Il legale degli artisti al CorSera. «Non era tirchio. Era oculato. Cosa ben diversa. Il necrologio di Morricone? Lo aveva preparato un anno fa. Che incubo le telefonate di Cossiga all’alba»

«Ogni volta che Sordi vinceva un premio era triste. Diceva di essere assalito dal senso di colpa»

Il Corriere della Sera intervista Giorgio Assumma, avvocato di tanti artisti. Tra cui anche Ennio Morricone. Del necrologio composto dal maestro dice:

«Quel testo era già stato preparato da Ennio Morricone un anno fa. Lo aveva chiuso in una busta e affidato alla amatissima moglie Maria. Io non ho fatto altro che riceverlo dalle sue mani e consegnarlo ai giornalisti che sostavano sotto casa sua… Preparava da tempo la sua morte. Normale, per l’età che aveva. Lo faccio anch’io.

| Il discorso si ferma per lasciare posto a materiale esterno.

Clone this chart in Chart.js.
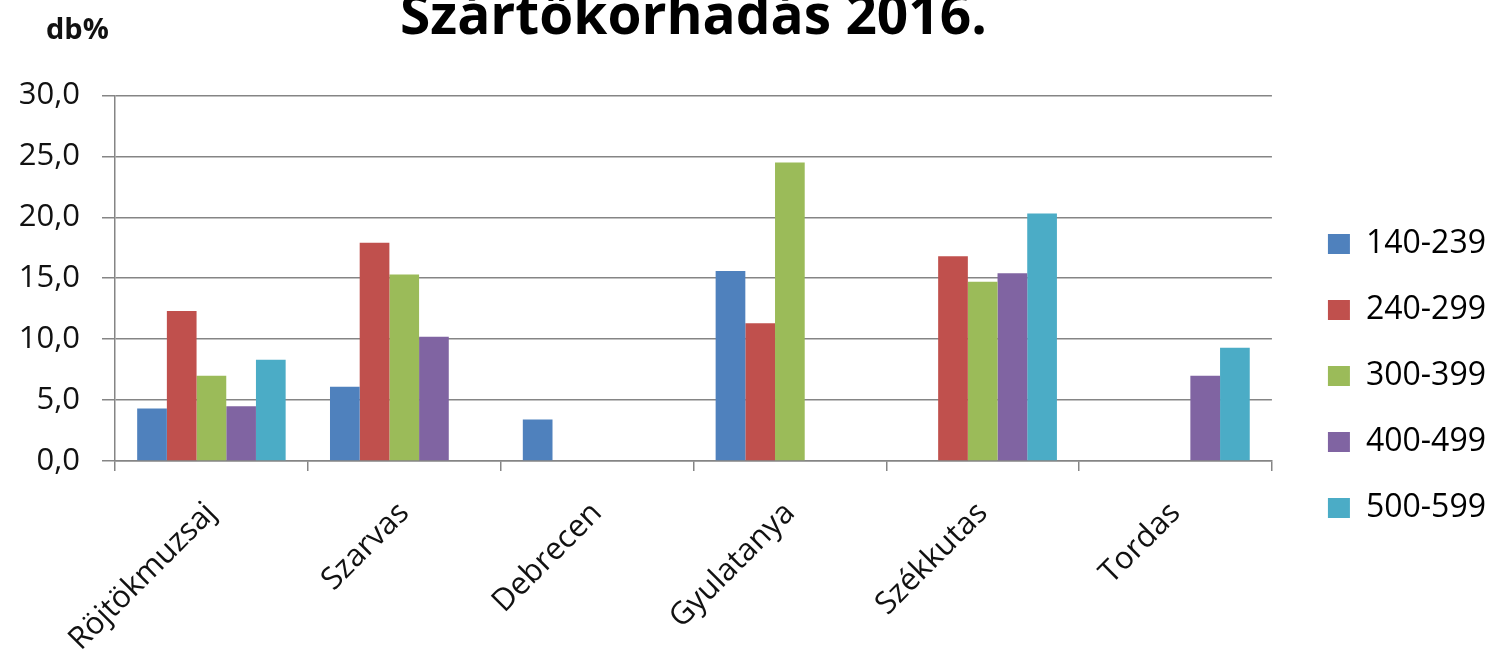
<!DOCTYPE html>
<html>
<head>
<meta charset="utf-8">
<script src="https://cdn.jsdelivr.net/npm/chart.js@4/dist/chart.umd.min.js"></script>
<style>
  html, body { margin: 0; padding: 0; background: #fff; }
  canvas { display: block; }
</style>
</head>
<body>
<canvas id="chart" width="1500" height="662"></canvas>
<script>
const categories = ['Röjtökmuzsaj', 'Szarvas', 'Debrecen', 'Gyulatanya', 'Székkutas', 'Tordas'];
const seriesLabels = ['140-239', '240-299', '300-399', '400-499', '500-599'];
const values140 = [4.3, 6.1, 3.4, 15.6, 0, 0];
const values240 = [12.3, 17.9, 0, 11.3, 16.8, 0];
const values300 = [7.0, 15.3, 0, 24.5, 14.7, 0];
const values400 = [4.5, 10.2, 0, 0, 15.4, 7.0];
const values500 = [8.3, 0, 0, 0, 20.3, 9.3];
const yTicks = [0, 5, 10, 15, 20, 25, 30];

const seriesValues = [values140, values240, values300, values400, values500];
const seriesColors = ['#4F81BD', '#C0504D', '#9BBB59', '#8064A2', '#4BACC6'];
const FONT = "'Open Sans', 'DejaVu Sans', sans-serif";
const gridGray = '#858585';

// small "db%" unit label, top left
const unitLabel = {
    id: 'unitLabel',
    afterDraw(chart) {
        const ctx = chart.ctx;
        ctx.save();
        ctx.font = 'bold 29px ' + FONT;
        ctx.fillStyle = '#111';
        ctx.textBaseline = 'alphabetic';
        ctx.fillText('db%', 46, 39);
        ctx.restore();
    }
};

// nudge the legend block to where it sits in the original
const legendNudge = {
    id: 'legendNudge',
    afterUpdate(chart) {
        const lg = chart.legend;
        const dx = 22, dy = 45;
        lg.left += dx; lg.right += dx;
        lg.top += dy; lg.bottom += dy;
        lg.adjustHitBoxes();
    }
};

const ctx = document.getElementById('chart').getContext('2d');
new Chart(ctx, {
    type: 'bar',
    data: {
        labels: categories,
        datasets: seriesValues.map((vals, i) => ({
            label: seriesLabels[i],
            data: vals,
            backgroundColor: seriesColors[i],
            borderWidth: 0,
            barPercentage: 1.0,
            categoryPercentage: 0.77
        }))
    },
    options: {
        responsive: false,
        animation: false,
        layout: { padding: { left: 0, right: 26, top: 0, bottom: 0 } },
        plugins: {
            title: {
                display: true,
                fullSize: false,
                text: 'Szártőkorhadás 2016.',
                color: '#000',
                font: { family: FONT, size: 55, weight: 'bold', lineHeight: 0.68 },
                padding: { top: 0, bottom: 58 }
            },
            legend: {
                position: 'right',
                align: 'center',
                labels: {
                    boxWidth: 22,
                    boxHeight: 20,
                    padding: 34,
                    color: '#000',
                    font: { family: FONT, size: 32 }
                }
            },
            tooltip: { enabled: false }
        },
        scales: {
            x: {
                grid: {
                    display: true,
                    offset: true,
                    drawOnChartArea: false,
                    drawTicks: true,
                    tickLength: 10,
                    color: gridGray,
                    lineWidth: 1.5
                },
                border: { display: true, color: gridGray, width: 1.5 },
                ticks: {
                    minRotation: 45,
                    maxRotation: 45,
                    color: '#111',
                    padding: 24,
                    font: { family: FONT, size: 31 }
                },
                afterFit(scale) { scale.height = 201; }
            },
            y: {
                min: 0,
                max: 30,
                afterBuildTicks(scale) { scale.ticks = yTicks.map(v => ({ value: v })); },
                grid: {
                    color: gridGray,
                    lineWidth: 1.5,
                    drawTicks: true,
                    tickLength: 13
                },
                border: { display: true, color: gridGray, width: 1.5 },
                ticks: {
                    color: '#111',
                    padding: 22,
                    font: { family: FONT, size: 31 },
                    callback: v => v.toFixed(1).replace('.', ',')
                },
                afterFit(scale) { scale.width = 115; }
            }
        }
    },
    plugins: [unitLabel, legendNudge]
});
</script>
</body>
</html>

Quell’autonecrologio che ha commosso i suoi fan in Italia e nel mondo era frutto di una lunga riflessione. “Io Ennio Morricone sono morto”…».

Tra i suoi assistiti c’è stato anche Alberto Sordi. Racconta che non è vero che era tirchio,

«Era oculato. Cosa ben diversa».

E ricorda la tristezza di Albertone ogni volta che riceveva un premio.

«Consegna delle Grolle d’oro al Casinò di Saint Vincent. Sordi vince, applausi. Poi lui mi chiede di fare due passi fuori, con l’aria tristissima. Gli chiedo perché. E lui: “Vedi, Giorgio, a ogni premio vengo assalito da un senso di colpa e penso subito a tanti miei colleghi che da ragazzi hanno cominciato con me e poi non ce l’hanno fatta. Non riesco a non pensarci”. Ecco il vero Sordi».

Assumma definisce Maurizio Costanzo

«Un grande psicologo. Gli basta un’occhiata per capire una persona».

Mentre Francesco De Gregori è

«Un filosofo, prima che cantautore. Coltissimo, cerca sempre ciò che c’è dietro a un avvenimento. Ho l’impressione che la fama per lui sia a tratti fastidiosa: non si compiace della sua notorietà».

E confessa qual è stato, per anni, il suo incubo di legale.

«Le telefonate all’alba di Francesco Cossiga. Sapeva che ero molto mattiniero, chiamava prima delle 6. Quando fui eletto presidente della Siae verso le 5.30: “Ricordati che c’è un solo presidente, sono io”. E mise giù».